Ed. Andrews - Barrel House disc

Ed. Andrews

Ed. Andrews was an American blues singer and guitarist — from who knows where but probably some place around Atlanta — who made the first-ever male blues recording for OKeh in 1924.

The story is simple, after the first recordings by Bessie Smith and Mamie Smith (OKeh, New York, 1920), OKeh’s talent scouts saw this man busking in Atlanta — during one of their “hunting” trips to Atlanta in search for talented musician — and quickly they wanted “something” from him. So in that way Andrews — with his pick and strum guitar style and his vibrato voice — made the first-ever blues recording, self-accompanied bluesman, for the OKeh company in March 1924, by a man.

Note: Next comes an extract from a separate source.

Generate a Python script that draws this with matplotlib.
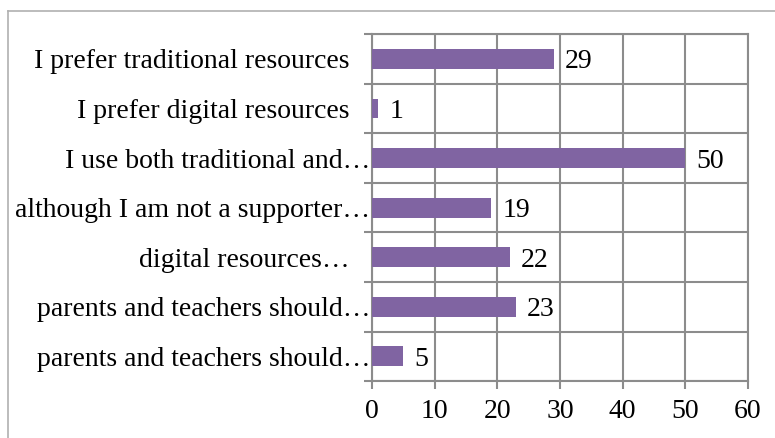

This was the song Barrel House Blues

… and its B-side Time Ain’t Gonna Make Me Stay.

These two were the only songs that the bluesman would record.

OKeh placed an advertisement on the weekly newspaper Chicago Defender — founded for primarily African-American readers: Ed. Andrews - OKeh ad

“Right where the blues songs were born is where Ed. Andrews was singing ‘em and playing ‘em when the special OKeh Recording Expedition discovered him. Why, man alive, he was just scattering happiness all around, wherever he appeared. And now, on his first OKeh record. “Time Ain’t Gonna Make Me Stay”, this boy is certainly up-holding his good reputation.”

Anyway it is not stated that Ed. Andrews was from Atlanta — as OKeh’s expedition found him there — but he may be well have born in another place and have been only a transitory musician, although other sources state the opposite and think that it was not a merely transit.